North Yorkshire County Council’s Craven Area Committee has come to the rescue of the service, run by the Little Red Bus Craven under the wing of the Bentham Development Trust which has gone into liquidation.

It has agreed to transfer £30,000, a grant which was never used by the trust, to North Yorkshire County Council to continue community transport in Craven.

Currently the bus services are being run by Harrogate District Community Transport.

But, in giving approval, committee members insisted the cash was ring fenced to be used exclusively in Craven and insisted on receiving a report outlining how the money would be spent.

They heard from Craven Councillor Linda Brockbank, the council’s representative on the Bentham Development Trust, who said people believed that giving the service to the Little Red Bus had had a detrimental impact on other commercially run, small transport companies.

She quoted from a letter sent by Bentham Parish Council to Craven Council which oulined how “one-man” businesses had been lost because of unfair competition from the Little Red Bus which had been able to undercut private operators.

She said: “Much local transport has gone due to the aggressively-led Little Red Bus which was being subsidised. It was an unlevel playing field.”

County Councillor Robert Heseltine said the county council transport policy had led to the closure, in Gargrave, of the only petrol filling station over a 50 mile stretch of the A65 because of the owner had lost a community bus service which he had run for many years.

The committee was told that the service provided by the Little Red Bus would run for a year and there would be a new procurement process and tenders would be drawn up to encourage as wide a range of interest to maintain the services.

The committee was given a report on the changes and renewal of contracts to bus services SS1, 70, 78A and 79 in Skipton.

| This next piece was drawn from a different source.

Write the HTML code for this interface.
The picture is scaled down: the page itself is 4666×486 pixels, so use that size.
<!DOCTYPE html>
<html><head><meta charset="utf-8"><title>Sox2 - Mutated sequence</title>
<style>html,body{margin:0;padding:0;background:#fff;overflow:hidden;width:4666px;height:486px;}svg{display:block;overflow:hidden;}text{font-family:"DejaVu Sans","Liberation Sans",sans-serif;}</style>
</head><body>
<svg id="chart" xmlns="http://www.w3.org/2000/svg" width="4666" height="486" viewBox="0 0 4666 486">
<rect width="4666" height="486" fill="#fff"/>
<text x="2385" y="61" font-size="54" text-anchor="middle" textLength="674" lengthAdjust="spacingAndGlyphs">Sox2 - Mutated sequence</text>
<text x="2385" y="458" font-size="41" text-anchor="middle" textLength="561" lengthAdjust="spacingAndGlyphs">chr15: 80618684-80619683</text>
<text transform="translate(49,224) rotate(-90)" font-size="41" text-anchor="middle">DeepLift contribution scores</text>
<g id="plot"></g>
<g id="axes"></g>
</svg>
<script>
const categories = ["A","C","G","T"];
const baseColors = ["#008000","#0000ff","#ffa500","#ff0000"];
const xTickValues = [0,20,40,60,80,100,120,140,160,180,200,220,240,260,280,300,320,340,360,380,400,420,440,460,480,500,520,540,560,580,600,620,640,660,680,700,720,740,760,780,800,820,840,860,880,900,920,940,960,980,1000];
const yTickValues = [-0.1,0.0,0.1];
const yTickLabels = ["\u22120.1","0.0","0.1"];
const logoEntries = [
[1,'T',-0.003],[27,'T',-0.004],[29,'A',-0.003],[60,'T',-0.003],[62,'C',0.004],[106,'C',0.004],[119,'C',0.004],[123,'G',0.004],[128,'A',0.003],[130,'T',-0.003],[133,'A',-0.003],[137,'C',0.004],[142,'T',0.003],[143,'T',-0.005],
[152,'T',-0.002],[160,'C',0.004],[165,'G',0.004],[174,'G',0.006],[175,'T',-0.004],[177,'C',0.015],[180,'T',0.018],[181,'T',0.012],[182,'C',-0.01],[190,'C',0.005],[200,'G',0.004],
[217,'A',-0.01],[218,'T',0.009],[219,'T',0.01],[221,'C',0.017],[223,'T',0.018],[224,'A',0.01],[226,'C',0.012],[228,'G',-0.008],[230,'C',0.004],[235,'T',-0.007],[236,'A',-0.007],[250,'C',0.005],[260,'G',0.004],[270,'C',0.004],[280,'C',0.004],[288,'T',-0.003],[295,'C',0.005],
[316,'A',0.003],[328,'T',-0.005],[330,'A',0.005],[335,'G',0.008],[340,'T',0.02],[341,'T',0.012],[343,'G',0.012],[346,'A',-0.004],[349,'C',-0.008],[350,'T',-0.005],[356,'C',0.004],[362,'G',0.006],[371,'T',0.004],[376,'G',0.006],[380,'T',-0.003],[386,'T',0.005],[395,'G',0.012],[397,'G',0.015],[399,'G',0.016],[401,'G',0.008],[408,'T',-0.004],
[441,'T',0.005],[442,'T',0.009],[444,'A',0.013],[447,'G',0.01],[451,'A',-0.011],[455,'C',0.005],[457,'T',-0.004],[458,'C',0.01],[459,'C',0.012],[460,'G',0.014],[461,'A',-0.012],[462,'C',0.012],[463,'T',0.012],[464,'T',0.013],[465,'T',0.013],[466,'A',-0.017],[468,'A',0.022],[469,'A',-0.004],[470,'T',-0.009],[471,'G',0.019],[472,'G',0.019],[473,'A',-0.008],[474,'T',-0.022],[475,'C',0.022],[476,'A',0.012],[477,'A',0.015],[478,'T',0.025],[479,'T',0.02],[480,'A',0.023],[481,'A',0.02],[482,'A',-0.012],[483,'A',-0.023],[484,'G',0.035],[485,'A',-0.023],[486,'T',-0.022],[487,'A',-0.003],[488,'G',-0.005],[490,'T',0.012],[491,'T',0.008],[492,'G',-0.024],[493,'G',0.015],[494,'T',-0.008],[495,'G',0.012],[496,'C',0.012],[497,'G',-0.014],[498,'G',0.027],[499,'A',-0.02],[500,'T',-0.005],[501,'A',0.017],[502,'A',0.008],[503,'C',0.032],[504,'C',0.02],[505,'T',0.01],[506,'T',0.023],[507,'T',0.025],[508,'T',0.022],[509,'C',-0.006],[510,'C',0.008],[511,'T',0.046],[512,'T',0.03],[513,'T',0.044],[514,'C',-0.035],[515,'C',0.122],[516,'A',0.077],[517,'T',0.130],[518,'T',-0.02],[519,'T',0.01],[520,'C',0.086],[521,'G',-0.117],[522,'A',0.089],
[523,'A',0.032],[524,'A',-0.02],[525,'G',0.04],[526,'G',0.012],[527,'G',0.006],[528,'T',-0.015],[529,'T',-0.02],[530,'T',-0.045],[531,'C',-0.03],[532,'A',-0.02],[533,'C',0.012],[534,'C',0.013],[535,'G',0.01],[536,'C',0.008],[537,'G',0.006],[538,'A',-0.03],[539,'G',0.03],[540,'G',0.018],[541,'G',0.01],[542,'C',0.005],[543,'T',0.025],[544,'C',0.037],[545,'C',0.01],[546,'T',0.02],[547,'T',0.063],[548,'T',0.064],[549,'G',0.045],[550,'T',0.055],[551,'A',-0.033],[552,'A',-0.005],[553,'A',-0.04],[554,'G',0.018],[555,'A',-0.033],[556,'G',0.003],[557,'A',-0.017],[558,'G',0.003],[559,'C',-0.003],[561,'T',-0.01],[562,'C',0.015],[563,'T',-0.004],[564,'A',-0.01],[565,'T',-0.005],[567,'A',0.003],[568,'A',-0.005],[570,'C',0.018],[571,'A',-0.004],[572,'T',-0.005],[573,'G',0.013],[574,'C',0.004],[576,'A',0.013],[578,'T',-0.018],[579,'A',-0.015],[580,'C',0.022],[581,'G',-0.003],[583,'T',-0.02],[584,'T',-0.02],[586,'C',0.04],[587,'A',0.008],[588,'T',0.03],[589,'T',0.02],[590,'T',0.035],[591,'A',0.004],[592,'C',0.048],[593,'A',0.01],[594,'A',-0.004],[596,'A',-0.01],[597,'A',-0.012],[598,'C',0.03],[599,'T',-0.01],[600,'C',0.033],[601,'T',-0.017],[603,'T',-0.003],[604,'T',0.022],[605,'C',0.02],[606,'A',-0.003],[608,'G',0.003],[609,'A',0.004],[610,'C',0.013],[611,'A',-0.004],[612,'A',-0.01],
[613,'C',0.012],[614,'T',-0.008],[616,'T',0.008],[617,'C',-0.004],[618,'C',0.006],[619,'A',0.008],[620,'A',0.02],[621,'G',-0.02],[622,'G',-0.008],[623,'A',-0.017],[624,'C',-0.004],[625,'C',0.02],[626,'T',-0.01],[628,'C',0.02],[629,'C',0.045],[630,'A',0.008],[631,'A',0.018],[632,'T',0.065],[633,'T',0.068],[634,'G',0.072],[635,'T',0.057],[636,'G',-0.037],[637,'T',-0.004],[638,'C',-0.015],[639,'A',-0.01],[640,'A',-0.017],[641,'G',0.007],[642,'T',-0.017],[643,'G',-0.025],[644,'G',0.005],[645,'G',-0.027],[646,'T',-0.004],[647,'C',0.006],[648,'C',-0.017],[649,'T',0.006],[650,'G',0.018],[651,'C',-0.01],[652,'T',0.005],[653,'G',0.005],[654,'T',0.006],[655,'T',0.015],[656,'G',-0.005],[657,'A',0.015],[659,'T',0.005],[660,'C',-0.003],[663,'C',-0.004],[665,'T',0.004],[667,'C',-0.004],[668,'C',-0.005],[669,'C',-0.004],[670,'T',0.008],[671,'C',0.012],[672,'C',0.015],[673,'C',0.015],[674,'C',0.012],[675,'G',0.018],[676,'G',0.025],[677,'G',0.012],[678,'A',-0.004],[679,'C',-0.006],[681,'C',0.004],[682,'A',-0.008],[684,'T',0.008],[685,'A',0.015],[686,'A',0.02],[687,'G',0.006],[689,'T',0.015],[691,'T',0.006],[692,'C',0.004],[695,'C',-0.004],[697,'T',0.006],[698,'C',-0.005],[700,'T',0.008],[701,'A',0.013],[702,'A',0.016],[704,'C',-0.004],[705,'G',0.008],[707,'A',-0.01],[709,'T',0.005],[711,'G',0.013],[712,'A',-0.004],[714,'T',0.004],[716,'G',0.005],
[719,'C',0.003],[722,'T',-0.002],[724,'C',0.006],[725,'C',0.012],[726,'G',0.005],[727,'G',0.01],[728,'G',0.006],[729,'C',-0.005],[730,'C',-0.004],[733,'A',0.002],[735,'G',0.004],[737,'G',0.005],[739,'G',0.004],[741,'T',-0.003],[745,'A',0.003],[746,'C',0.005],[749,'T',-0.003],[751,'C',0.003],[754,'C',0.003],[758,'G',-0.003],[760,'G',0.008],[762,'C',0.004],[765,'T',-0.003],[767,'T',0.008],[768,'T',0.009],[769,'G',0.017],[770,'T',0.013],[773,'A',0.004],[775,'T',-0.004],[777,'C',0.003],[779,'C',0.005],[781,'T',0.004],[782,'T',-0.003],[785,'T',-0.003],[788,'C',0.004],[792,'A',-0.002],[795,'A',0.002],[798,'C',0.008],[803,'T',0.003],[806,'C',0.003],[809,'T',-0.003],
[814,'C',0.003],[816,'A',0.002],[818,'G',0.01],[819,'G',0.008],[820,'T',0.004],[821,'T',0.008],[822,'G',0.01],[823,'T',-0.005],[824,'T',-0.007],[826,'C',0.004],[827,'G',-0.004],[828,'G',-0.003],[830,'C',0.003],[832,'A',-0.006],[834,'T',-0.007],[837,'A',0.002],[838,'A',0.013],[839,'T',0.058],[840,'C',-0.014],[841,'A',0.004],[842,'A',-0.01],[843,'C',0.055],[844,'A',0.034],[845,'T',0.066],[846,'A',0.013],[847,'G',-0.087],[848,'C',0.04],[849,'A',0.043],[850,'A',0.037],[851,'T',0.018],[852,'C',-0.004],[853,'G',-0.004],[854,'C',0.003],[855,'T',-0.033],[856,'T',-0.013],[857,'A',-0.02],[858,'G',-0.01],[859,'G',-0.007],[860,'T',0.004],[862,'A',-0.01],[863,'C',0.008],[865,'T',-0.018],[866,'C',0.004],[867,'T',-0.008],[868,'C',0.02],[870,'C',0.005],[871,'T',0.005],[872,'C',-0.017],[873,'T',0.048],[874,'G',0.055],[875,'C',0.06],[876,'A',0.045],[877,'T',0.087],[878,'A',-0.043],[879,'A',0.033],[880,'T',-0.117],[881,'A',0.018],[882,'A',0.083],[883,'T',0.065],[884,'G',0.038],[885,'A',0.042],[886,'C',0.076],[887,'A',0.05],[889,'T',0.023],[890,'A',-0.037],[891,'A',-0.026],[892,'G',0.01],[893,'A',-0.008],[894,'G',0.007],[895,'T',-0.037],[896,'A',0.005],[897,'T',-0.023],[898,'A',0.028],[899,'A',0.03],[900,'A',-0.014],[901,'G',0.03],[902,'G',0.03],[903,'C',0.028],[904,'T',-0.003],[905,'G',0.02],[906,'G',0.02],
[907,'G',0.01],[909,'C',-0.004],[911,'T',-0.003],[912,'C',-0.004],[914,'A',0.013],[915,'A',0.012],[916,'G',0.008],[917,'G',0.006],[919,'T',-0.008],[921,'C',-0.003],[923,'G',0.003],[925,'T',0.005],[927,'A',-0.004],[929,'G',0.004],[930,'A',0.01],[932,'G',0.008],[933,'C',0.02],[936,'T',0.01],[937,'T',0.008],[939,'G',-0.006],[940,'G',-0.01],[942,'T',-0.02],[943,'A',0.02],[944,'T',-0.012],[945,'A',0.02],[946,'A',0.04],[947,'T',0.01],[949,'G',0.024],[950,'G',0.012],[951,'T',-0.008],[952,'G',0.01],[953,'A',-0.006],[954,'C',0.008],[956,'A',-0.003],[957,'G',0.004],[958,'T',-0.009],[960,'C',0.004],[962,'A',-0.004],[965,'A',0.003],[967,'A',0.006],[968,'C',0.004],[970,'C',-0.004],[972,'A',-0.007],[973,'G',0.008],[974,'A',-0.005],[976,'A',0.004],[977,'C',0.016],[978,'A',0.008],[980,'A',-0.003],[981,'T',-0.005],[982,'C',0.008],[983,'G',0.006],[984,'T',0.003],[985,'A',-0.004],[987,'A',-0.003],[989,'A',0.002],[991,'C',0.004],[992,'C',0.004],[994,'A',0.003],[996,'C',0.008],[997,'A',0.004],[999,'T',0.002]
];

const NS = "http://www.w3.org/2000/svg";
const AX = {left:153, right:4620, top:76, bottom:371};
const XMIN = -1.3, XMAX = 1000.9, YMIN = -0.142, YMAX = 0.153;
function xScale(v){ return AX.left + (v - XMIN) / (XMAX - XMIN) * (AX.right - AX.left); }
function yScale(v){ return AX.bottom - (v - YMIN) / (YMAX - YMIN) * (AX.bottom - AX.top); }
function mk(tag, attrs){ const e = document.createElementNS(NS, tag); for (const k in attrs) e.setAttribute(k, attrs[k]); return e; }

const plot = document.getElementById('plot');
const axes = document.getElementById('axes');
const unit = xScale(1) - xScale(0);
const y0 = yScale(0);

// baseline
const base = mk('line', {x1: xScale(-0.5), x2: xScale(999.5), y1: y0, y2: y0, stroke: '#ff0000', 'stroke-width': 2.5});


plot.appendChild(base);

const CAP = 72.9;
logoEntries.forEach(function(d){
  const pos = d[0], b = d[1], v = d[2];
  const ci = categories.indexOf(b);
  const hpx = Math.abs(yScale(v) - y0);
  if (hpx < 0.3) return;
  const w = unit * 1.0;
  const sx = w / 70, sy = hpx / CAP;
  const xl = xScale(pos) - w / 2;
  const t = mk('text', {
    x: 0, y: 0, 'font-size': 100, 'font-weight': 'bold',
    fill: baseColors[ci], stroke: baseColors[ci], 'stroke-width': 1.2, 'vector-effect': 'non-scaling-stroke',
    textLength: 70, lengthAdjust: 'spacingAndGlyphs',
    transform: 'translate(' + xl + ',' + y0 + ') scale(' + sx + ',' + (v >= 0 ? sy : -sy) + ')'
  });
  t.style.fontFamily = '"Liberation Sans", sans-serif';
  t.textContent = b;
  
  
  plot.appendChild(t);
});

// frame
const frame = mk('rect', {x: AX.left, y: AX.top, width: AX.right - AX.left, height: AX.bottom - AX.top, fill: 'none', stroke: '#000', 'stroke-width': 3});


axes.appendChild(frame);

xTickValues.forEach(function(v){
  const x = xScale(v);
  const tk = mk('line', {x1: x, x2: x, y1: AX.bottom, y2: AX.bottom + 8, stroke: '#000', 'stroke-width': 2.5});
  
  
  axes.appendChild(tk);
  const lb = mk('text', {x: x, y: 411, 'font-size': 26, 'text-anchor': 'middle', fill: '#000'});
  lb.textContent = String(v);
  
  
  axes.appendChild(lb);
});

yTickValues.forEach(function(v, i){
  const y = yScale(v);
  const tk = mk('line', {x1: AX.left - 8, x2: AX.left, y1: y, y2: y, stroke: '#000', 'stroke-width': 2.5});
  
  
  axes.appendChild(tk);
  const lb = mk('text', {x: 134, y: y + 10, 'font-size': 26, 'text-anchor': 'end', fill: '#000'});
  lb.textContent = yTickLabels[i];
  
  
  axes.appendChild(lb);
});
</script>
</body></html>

The new timetable came into effect on Sunday, March 29, after an additional three-week consultation with the public following a series of discussion involving councillors.

The additional cost as a result of the revised timetable was £22,796 a year.

The contracts are renewed every four years.

l The Little Red Bus Craven went into administration on March 30 following an investigation launched earlier this year when a member of staff was suspended pending police inquiries.